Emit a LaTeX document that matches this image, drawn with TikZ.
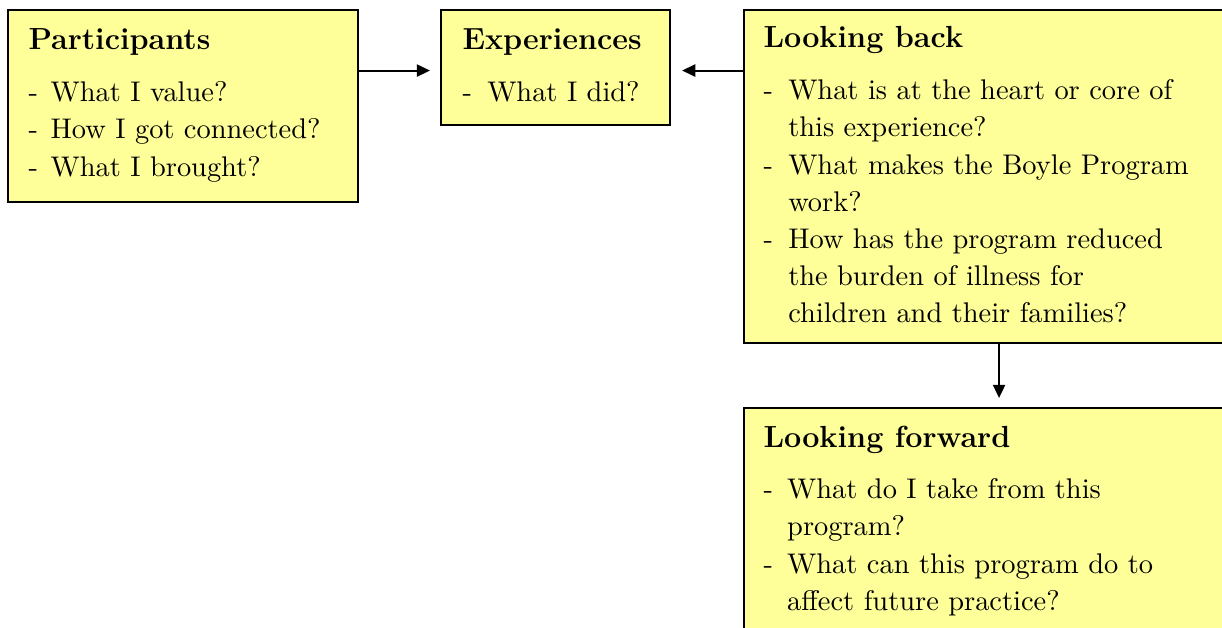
\documentclass[tikz,border=0pt]{standalone}
\usepackage{fontspec}
\usetikzlibrary{arrows.meta,positioning}
\definecolor{noteyellow}{RGB}{255,255,153}
\newcommand{\pxu}{0.38pt}
\newcommand{\boxhead}[1]{\multicolumn{2}{@{}l@{}}{\fontsize{11.6}{14}\selectfont\bfseries #1}\\[5.6pt]}
\tikzset{
  note/.style={draw, line width=0.8pt, fill=noteyellow, anchor=north west, inner sep=0pt},
  notetext/.style={anchor=base west, inner sep=0pt, font=\fontsize{10.8}{14.1}\selectfont},
  link/.style={line width=0.75pt, -{Triangle[length=5pt,width=4.6pt]}}
}

\begin{document}
\begin{tikzpicture}[x=0.38pt, y=-0.38pt]
\useasboundingbox (0,0) rectangle (1222,628);
\clip (0,0) rectangle (1222,628);

% boxes
\node[note, minimum width=350*\pxu, minimum height=192*\pxu] (part) at (7,9) {};
\node[note, minimum width=229*\pxu, minimum height=115*\pxu] (exp) at (440,9) {};
\node[note, minimum width=510*\pxu, minimum height=333*\pxu] (back) at (743,9) {};
\node[note, minimum width=510*\pxu, minimum height=260*\pxu] (fwd) at (743,407) {};

% texts
\node[notetext] (partT) at (28,50) {\begin{tabular}[t]{@{}p{8.4pt}@{}l@{}}
  \boxhead{Participants}
  - & What I value?\\
  - & How I got connected?\\
  - & What I brought?
\end{tabular}};
\node[notetext] (expT) at (462,50) {\begin{tabular}[t]{@{}p{9.4pt}@{}l@{}}
  \boxhead{Experiences}
  - & What I did?
\end{tabular}};
\node[notetext] (backT) at (763,48) {\begin{tabular}[t]{@{}p{9.4pt}@{}l@{}}
  \boxhead{Looking back}
  - & What is at the heart or core of\\
    & this experience?\\
  - & What makes the Boyle Program\\
    & work?\\
  - & How has the program reduced\\
    & the burden of illness for\\
    & children and their families?
\end{tabular}};
\node[notetext] (fwdT) at (763,447) {\begin{tabular}[t]{@{}p{9pt}@{}l@{}}
  \boxhead{Looking forward}
  - & What do I take from this\\
    & program?\\
  - & What can this program do to\\
    & affect future practice?
\end{tabular}};

% connectors
\draw[link] ([yshift=-3*\pxu]part.east |- exp.west) -- ([xshift=-10*\pxu,yshift=-3*\pxu]exp.west);
\draw[link] ([yshift=-3*\pxu]back.west |- exp.east) -- ([xshift=11*\pxu,yshift=-3*\pxu]exp.east);
\draw[link] (back.south) -- ([yshift=9*\pxu]fwd.north);
\end{tikzpicture}
\end{document}
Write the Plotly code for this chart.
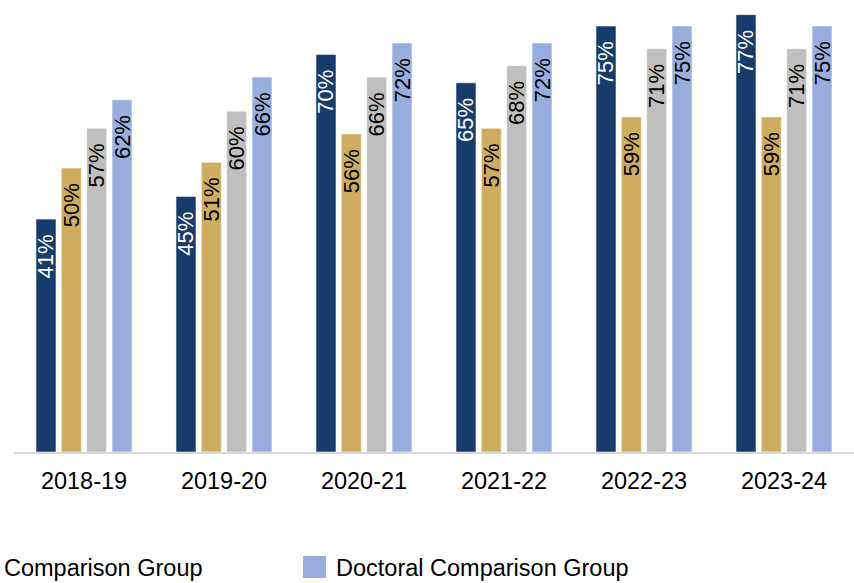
import plotly.graph_objects as go

# School years on the category axis
years = ["2018-19", "2019-20", "2020-21", "2021-22", "2022-23", "2023-24"]

# Percentages for each group, per year
institution = [41, 45, 70, 65, 75, 77]
peer_group = [50, 51, 56, 57, 59, 59]
comparison_group = [57, 60, 66, 68, 71, 71]
doctoral_group = [62, 66, 72, 72, 75, 75]

series_names = ["Institution", "Peer Group", "Comparison Group", "Doctoral Comparison Group"]
series_values = [institution, peer_group, comparison_group, doctoral_group]
series_colors = ["#173c6b", "#cfad5e", "#bfbfbf", "#98aedf"]
label_colors = ["#ffffff", "#000000", "#000000", "#000000"]

FONT = "Liberation Sans, Arial, sans-serif"
W, H = 854, 583
ML, MR, MT, MB = 14, 0, 0, 131
PX_PER_PCT = 5.68

fig = go.Figure()
for name, vals, col, lc in zip(series_names, series_values, series_colors, label_colors):
    fig.add_trace(go.Bar(
        x=years, y=vals, name=name,
        marker=dict(color=col, line=dict(color="rgba(255,255,255,0.55)", width=1)),
        text=[f"{v}%\u00a0\u00a0" for v in vals],
        textposition="inside",
        insidetextanchor="end",
        textangle=-90,
        constraintext="none",
        textfont=dict(family=FONT, size=22, color=lc),
        showlegend=False,
        hoverinfo="skip",
    ))

plot_w = W - ML - MR
plot_h = H - MT - MB


def px_x(px):
    return (px - ML) / plot_w


def px_y(py):
    return (H - MB - py) / plot_h


# Legend row along the bottom edge
legend_y = 568
fig.add_annotation(text=series_names[2], x=px_x(2), y=px_y(legend_y), xref="paper", yref="paper",
                   xanchor="left", yanchor="middle", showarrow=False,
                   font=dict(family=FONT, size=23.5, color="#000000"))
fig.add_shape(type="rect", xref="paper", yref="paper",
              x0=px_x(303), x1=px_x(326), y0=px_y(578), y1=px_y(556),
              fillcolor=series_colors[3], line=dict(width=0))
fig.add_annotation(text=series_names[3], x=px_x(334), y=px_y(legend_y), xref="paper", yref="paper",
                   xanchor="left", yanchor="middle", showarrow=False,
                   font=dict(family=FONT, size=23.5, color="#000000"))

fig.update_layout(
    width=W, height=H,
    margin=dict(l=ML, r=MR, t=MT, b=MB),
    paper_bgcolor="white", plot_bgcolor="white",
    barmode="group", bargap=0.276, bargroupgap=0.21,
    font=dict(family=FONT, color="#000000"),
)
fig.update_xaxes(showline=True, linecolor="#d9d9d9", linewidth=2, ticks="",
                 ticklabelstandoff=7,
                 tickfont=dict(family=FONT, size=23.5, color="#000000"), showgrid=False)
fig.update_yaxes(visible=False, range=[0, plot_h / PX_PER_PCT], showgrid=False, zeroline=False)

fig.write_html("out.html")
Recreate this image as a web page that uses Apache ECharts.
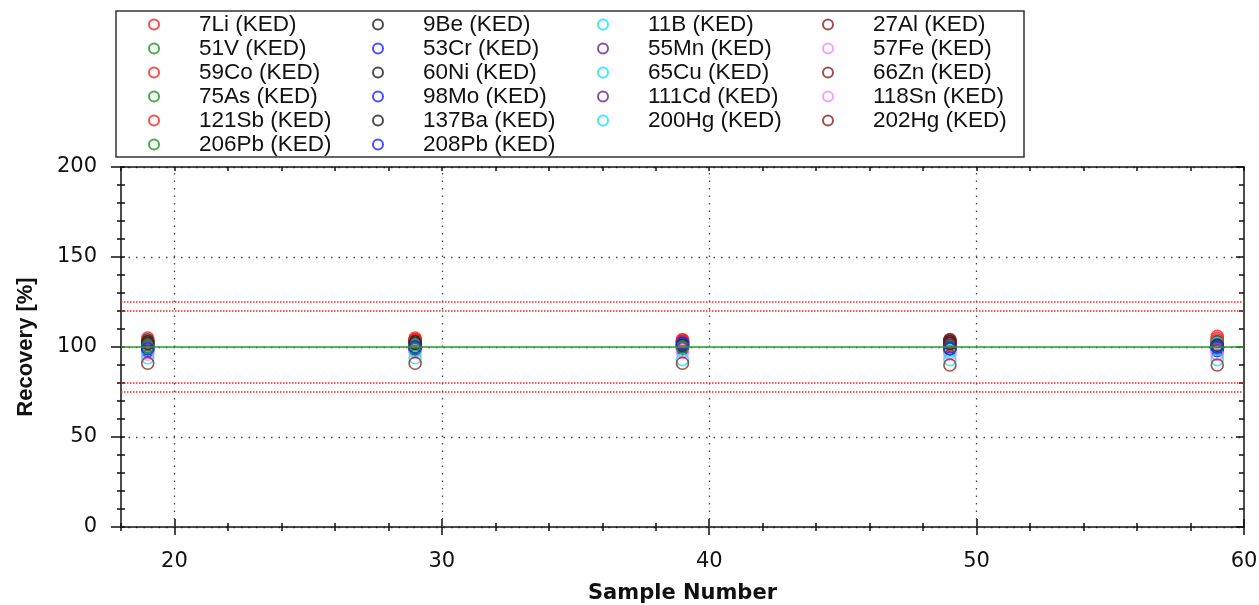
<!DOCTYPE html>
<html>
<head>
<meta charset="utf-8">
<script src="https://cdn.jsdelivr.net/npm/echarts@6/dist/echarts.min.js"></script>
<style>
  html, body { margin: 0; padding: 0; background: #fff; }
  #chart { width: 1259px; height: 605px; }
</style>
</head>
<body>
<div id="chart"></div>
<script>
// sample numbers on the x axis
const samples = [19, 29, 39, 49, 59];

// element names, legend order (row by row)
const elements = [
  '7Li (KED)', '9Be (KED)', '11B (KED)', '27Al (KED)',
  '51V (KED)', '53Cr (KED)', '55Mn (KED)', '57Fe (KED)',
  '59Co (KED)', '60Ni (KED)', '65Cu (KED)', '66Zn (KED)',
  '75As (KED)', '98Mo (KED)', '111Cd (KED)', '118Sn (KED)',
  '121Sb (KED)', '137Ba (KED)', '200Hg (KED)', '202Hg (KED)',
  '206Pb (KED)', '208Pb (KED)'
];

// recovery [%] per element at each sample
const li7   = [103, 105, 104, 103, 106];
const be9   = [104, 104, 103, 104, 103];
const b11   = [100, 101, 102, 99, 104];
const al27  = [102, 103, 101, 104, 102];
const v51   = [100, 102, 100, 101, 100];
const cr53  = [101, 99, 103, 100, 99];
const mn55  = [99, 100, 101, 102, 101];
const fe57  = [97, 98, 98, 97, 96];
const co59  = [102, 104, 104, 103, 105];
const ni60  = [103, 103, 102, 103, 102];
const cu65  = [99, 98, 99, 98, 102];
const zn66  = [101, 100, 100, 101, 100];
const as75  = [101, 101, 101, 100, 101];
const mo98  = [98, 99, 100, 99, 98];
const cd111 = [100, 100, 99, 100, 100];
const sn118 = [96, 97, 97, 96, 96];
const sb121 = [105, 104, 103, 102, 104];
const ba137 = [102, 102, 101, 102, 101];
const hg200 = [94, 94, 93, 93, 93];
const hg202 = [91, 91, 91, 90, 90];
const pb206 = [100, 99, 100, 99, 100];
const pb208 = [99, 100, 102, 99, 100];

const recovery = [li7, be9, b11, al27, v51, cr53, mn55, fe57, co59, ni60, cu65,
  zn66, as75, mo98, cd111, sn118, sb121, ba137, hg200, hg202, pb206, pb208];

// control limits and target
const limitLines = [75, 80, 120, 125];
const targetLine = 100;
const gridX = [20, 30, 40, 50];
const xLabels = [20, 30, 40, 50, 60];

// marker colours cycle every 8 elements
const palette = ['#ff2020', '#222222', '#14e4f0', '#8e2020', '#1a961f', '#2020ff', '#6a2399', '#f28af2'];

const FONT = '"Liberation Sans", Arial, sans-serif';
const WIDE = '"DejaVu Sans", Verdana, sans-serif';

const chart = echarts.init(document.getElementById('chart'));

// legend: 4 columns, each a vertical legend (legend padding is 5px)
const colLeft = [143, 367, 592, 817];
const legends = colLeft.map((left, c) => ({
  orient: 'vertical',
  left: left,
  top: 8,
  itemWidth: 10,
  itemHeight: 10,
  itemGap: 1,
  selectedMode: false,
  data: elements.filter((e, i) => i % 4 === c),
  formatter: name => '{t|' + name + '}',
  textStyle: {
    rich: {
      t: { fontFamily: FONT, fontSize: 22.5, color: '#111', lineHeight: 20, padding: [0, 0, 0, 35] }
    }
  }
}));

const tickLine = { color: '#111', width: 1.5 };

const baseX = { type: 'value', min: 18, max: 60, gridIndex: 0, splitLine: { show: false } };
const xAxes = [
  // main bottom axis: line, minor outward ticks, labels, name
  Object.assign({}, baseX, {
    position: 'bottom', interval: 2,
    axisLine: { show: true, lineStyle: { color: '#111', width: 1.5 } },
    axisTick: { show: true, length: 4, lineStyle: tickLine },
    axisLabel: { customValues: xLabels, fontFamily: WIDE, fontSize: 21, color: '#111', margin: 24 },
    name: 'Sample Number', nameLocation: 'middle', nameGap: 56,
    nameTextStyle: { fontFamily: WIDE, fontSize: 21, fontWeight: 'bold', color: '#111' }
  }),
  // inward minor ticks
  Object.assign({}, baseX, {
    position: 'bottom', interval: 2,
    axisLine: { show: false },
    axisTick: { show: true, inside: true, length: 4, lineStyle: tickLine },
    axisLabel: { show: false }
  }),
  // major ticks both sides
  Object.assign({}, baseX, {
    position: 'bottom',
    axisLine: { show: false },
    axisTick: { show: true, customValues: xLabels, length: 8, lineStyle: tickLine },
    axisLabel: { show: false }
  }),
  Object.assign({}, baseX, {
    position: 'bottom',
    axisLine: { show: false },
    axisTick: { show: true, inside: true, customValues: xLabels, length: 8, lineStyle: tickLine },
    axisLabel: { show: false }
  }),
  // top frame
  Object.assign({}, baseX, {
    position: 'top', interval: 2,
    axisLine: { show: true, lineStyle: { color: '#111', width: 1.5 } },
    axisTick: { show: true, inside: true, length: 4, lineStyle: tickLine },
    axisLabel: { show: false }
  })
];

const baseY = { type: 'value', min: 0, max: 200, interval: 50, gridIndex: 0 };
const yAxes = [
  {
    ...baseY, position: 'left',
    axisLine: { show: true, lineStyle: { color: '#111', width: 1.5 } },
    axisTick: { show: true, length: 10, lineStyle: tickLine },
    minorTick: { show: true, splitNumber: 5, length: 4, lineStyle: tickLine },
    axisLabel: { fontFamily: WIDE, fontSize: 21, color: '#111', margin: 24 },
    splitLine: { show: true, lineStyle: { color: '#444', width: 1.3, type: [1.5, 6] } },
    name: 'Recovery [%]', nameLocation: 'middle', nameGap: 84, nameRotate: 90,
    nameTextStyle: { fontFamily: FONT, fontSize: 22, fontWeight: 'bold', color: '#111' }
  },
  {
    ...baseY, position: 'left',
    axisLine: { show: false },
    axisTick: { show: true, inside: true, length: 4, lineStyle: tickLine },
    minorTick: { show: true, splitNumber: 5, length: 4, lineStyle: tickLine },
    axisLabel: { show: false }, splitLine: { show: false }
  },
  {
    ...baseY, position: 'right',
    axisLine: { show: true, lineStyle: { color: '#111', width: 1.5 } },
    axisTick: { show: true, inside: true, length: 8, lineStyle: tickLine },
    minorTick: { show: true, splitNumber: 5, length: 5, lineStyle: tickLine },
    axisLabel: { show: false }, splitLine: { show: false }
  }
];

// reference lines: vertical grid, limits, target
const refSeries = {
  name: 'ref', type: 'scatter', data: [], silent: true,
  markLine: {
    silent: true, symbol: 'none', label: { show: false }, animation: false,
    data: [
      ...gridX.map(v => ({ xAxis: v, lineStyle: { color: '#444', width: 1.3, type: [1.5, 6] } })),
      ...limitLines.map(v => ({ yAxis: v, lineStyle: { color: '#ff2020', width: 1.5, type: [1.5, 1.5] } })),
      { yAxis: targetLine, lineStyle: { color: '#2d9d2d', width: 1.6, type: 'solid' } }
    ]
  }
};

const pointSeries = elements.map((name, i) => ({
  name: name,
  type: 'scatter',
  symbol: 'circle',
  symbolSize: 12,
  itemStyle: { color: 'transparent', borderColor: palette[i % 8], borderWidth: 1.6 },
  data: samples.map((s, k) => [s, recovery[i][k]])
}));

chart.setOption({
  animation: false,
  grid: { left: 121, right: 15, top: 167, bottom: 78, containLabel: false, outerBoundsMode: 'none' },
  legend: legends,
  xAxis: xAxes,
  yAxis: yAxes,
  graphic: [{
    type: 'rect', shape: { x: 116, y: 11, width: 908, height: 146 },
    style: { fill: 'none', stroke: '#333', lineWidth: 1.5 }, silent: true
  }],
  series: [refSeries, ...pointSeries]
});
</script>
</body>
</html>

- _PROBLEM DETAILS_: Transcribe only the lines from the line holding "Recreate this image" through the line holding "hg202, pb206, pb208];", inclusive, without any of the pictures.

- _RESULT_:
Recreate this image as a web page that uses Apache ECharts.
<!DOCTYPE html>
<html>
<head>
<meta charset="utf-8">
<script src="https://cdn.jsdelivr.net/npm/echarts@6/dist/echarts.min.js"></script>
<style>
  html, body { margin: 0; padding: 0; background: #fff; }
  #chart { width: 1259px; height: 605px; }
</style>
</head>
<body>
<div id="chart"></div>
<script>
// sample numbers on the x axis
const samples = [19, 29, 39, 49, 59];

// element names, legend order (row by row)
const elements = [
  '7Li (KED)', '9Be (KED)', '11B (KED)', '27Al (KED)',
  '51V (KED)', '53Cr (KED)', '55Mn (KED)', '57Fe (KED)',
  '59Co (KED)', '60Ni (KED)', '65Cu (KED)', '66Zn (KED)',
  '75As (KED)', '98Mo (KED)', '111Cd (KED)', '118Sn (KED)',
  '121Sb (KED)', '137Ba (KED)', '200Hg (KED)', '202Hg (KED)',
  '206Pb (KED)', '208Pb (KED)'
];

// recovery [%] per element at each sample
const li7   = [103, 105, 104, 103, 106];
const be9   = [104, 104, 103, 104, 103];
const b11   = [100, 101, 102, 99, 104];
const al27  = [102, 103, 101, 104, 102];
const v51   = [100, 102, 100, 101, 100];
const cr53  = [101, 99, 103, 100, 99];
const mn55  = [99, 100, 101, 102, 101];
const fe57  = [97, 98, 98, 97, 96];
const co59  = [102, 104, 104, 103, 105];
const ni60  = [103, 103, 102, 103, 102];
const cu65  = [99, 98, 99, 98, 102];
const zn66  = [101, 100, 100, 101, 100];
const as75  = [101, 101, 101, 100, 101];
const mo98  = [98, 99, 100, 99, 98];
const cd111 = [100, 100, 99, 100, 100];
const sn118 = [96, 97, 97, 96, 96];
const sb121 = [105, 104, 103, 102, 104];
const ba137 = [102, 102, 101, 102, 101];
const hg200 = [94, 94, 93, 93, 93];
const hg202 = [91, 91, 91, 90, 90];
const pb206 = [100, 99, 100, 99, 100];
const pb208 = [99, 100, 102, 99, 100];

const recovery = [li7, be9, b11, al27, v51, cr53, mn55, fe57, co59, ni60, cu65,
  zn66, as75, mo98, cd111, sn118, sb121, ba137, hg200, hg202, pb206, pb208];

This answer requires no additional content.